Rich countries need to change the way they deal with Africa, shifting from aid to trade if they are not to lose ground to the emerging economic players of Asia and South America, a top think-tank says.
In a report analysing Africa’s small but evolving clout, the Royal Institute of International Affairs at London’s Chatham House challenged the Western perception of Africa as a hopeless case, painting it rather as home to a billion people and up to 40 percent of the world’s natural resources.
Its strategic position between Asia and the Americas increases its long-term appeal and potential, the report said.

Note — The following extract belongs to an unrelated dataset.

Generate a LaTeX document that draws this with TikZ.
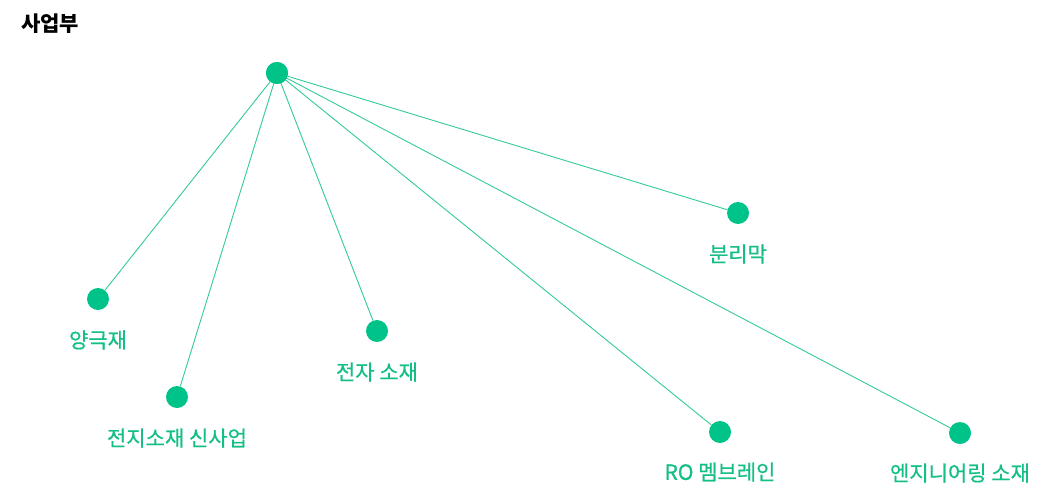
\documentclass[tikz,border=0pt]{standalone}
\usepackage{fontspec}
\newfontfamily\kr{Noto Sans CJK KR}
\newfontfamily\krm[FakeBold=0.5]{Noto Sans CJK KR}
\definecolor{dot}{HTML}{00C389}
\definecolor{edge}{HTML}{33CC95}
\definecolor{lbl}{HTML}{14BF85}
\begin{document}
\begin{tikzpicture}[x=1pt,y=-1pt,
  dotnode/.style={circle,fill=dot,draw=none,minimum size=22pt,inner sep=0pt},
  lab/.style={font=\krm\fontsize{21}{24}\selectfont,text=lbl,inner sep=0pt,anchor=center},
  link/.style={draw=edge,line width=0.9pt}]
\fill[white] (0,0) rectangle (1045,490);
\useasboundingbox (0,0) rectangle (1045,490);
\node[font=\kr\bfseries\fontsize{21}{24}\selectfont,anchor=west,inner sep=0pt] (title) at (21,24) {사업부};
\node[dotnode] (root) at (277,73) {};
\node[dotnode] (a) at (738,213) {};
\node[dotnode] (b) at (98,299) {};
\node[dotnode] (c) at (377,331) {};
\node[dotnode] (d) at (177,397) {};
\node[dotnode] (e) at (720,432) {};
\node[dotnode] (f) at (960,433) {};
\foreach \n in {a,b,c,d,e,f} \draw[link] (root.center) -- (\n);
\node[dotnode] at (277,73) {};
\node[lab] (la) at (738,254) {분리막};
\node[lab] (lb) at (98,340) {양극재};
\node[lab] (lc) at (377,372) {전자 소재};
\node[lab] (ld) at (177,438) {전지소재 신사업};
\node[lab] (le) at (720,472) {RO 멤브레인};
\node[lab] (lf) at (960,473) {엔지니어링 소재};
\end{tikzpicture}
\end{document}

“The overwhelmingly humanitarian interest of many Western countries and traditional partners has led to stereotyped perceptions of Africa in terms only of problems,” it said.
“These views are increasingly patronizing, recursive, out of touch, and a deterrent to serious business interest. Meanwhile the emerging economic powers of the G20 see Africa in terms of opportunities, as a place in which to invest, gain market share and win access to resources.”
Highlighting the shift, China overtook the United States last year as Africa’s biggest trading partner, and when Barack Obama — whose father was Kenyan — made his first visit as US president, he spent less than a day in just one country.
By contrast his Chinese counterpart, Hu Jintao, made a four-country trip in February to remind Africa what a firm friend it had in Beijing as the first waves of the global economic storm washed up on the continent’s shores.
A week ago, Irish rockers Bono and Bob Geldof and their anti-poverty ONE Campaign chastised the Group of Eight (G8) rich nations for failing to deliver on a 2005 promise to double aid spending by this year.
ONE Campaign singled out Italy as “an utter failure” for actually cutting aid from 2004 levels, rather than raising it, and praised efforts by the United States and Britain.
But the Chatham House report asked whether campaigns to open up Western wallets were to Africa’s advantage.
“The over-promising of what aid can deliver and the emphasis placed on aid to the exclusion and deterrence of considerations of business and private-sector links have diminished the relevance of the G8 for Africa,” it said.
“The emerging economies of the G20 have brought entrepreneurialism, energy and recognition of mutual benefits that are increasingly attractive.”
In a note of caution, the report said Africa’s political leaders might not be able to ensure the continent accrued the full benefits of the increased competition for its natural resources from the likes of China, India, Brazil and Russia.
“Without strong, effective leadership the competition for Africa’s resources may degenerate into the kind of colonial exploitative scramble from which much of the continent has only recently begun to recover,” it said.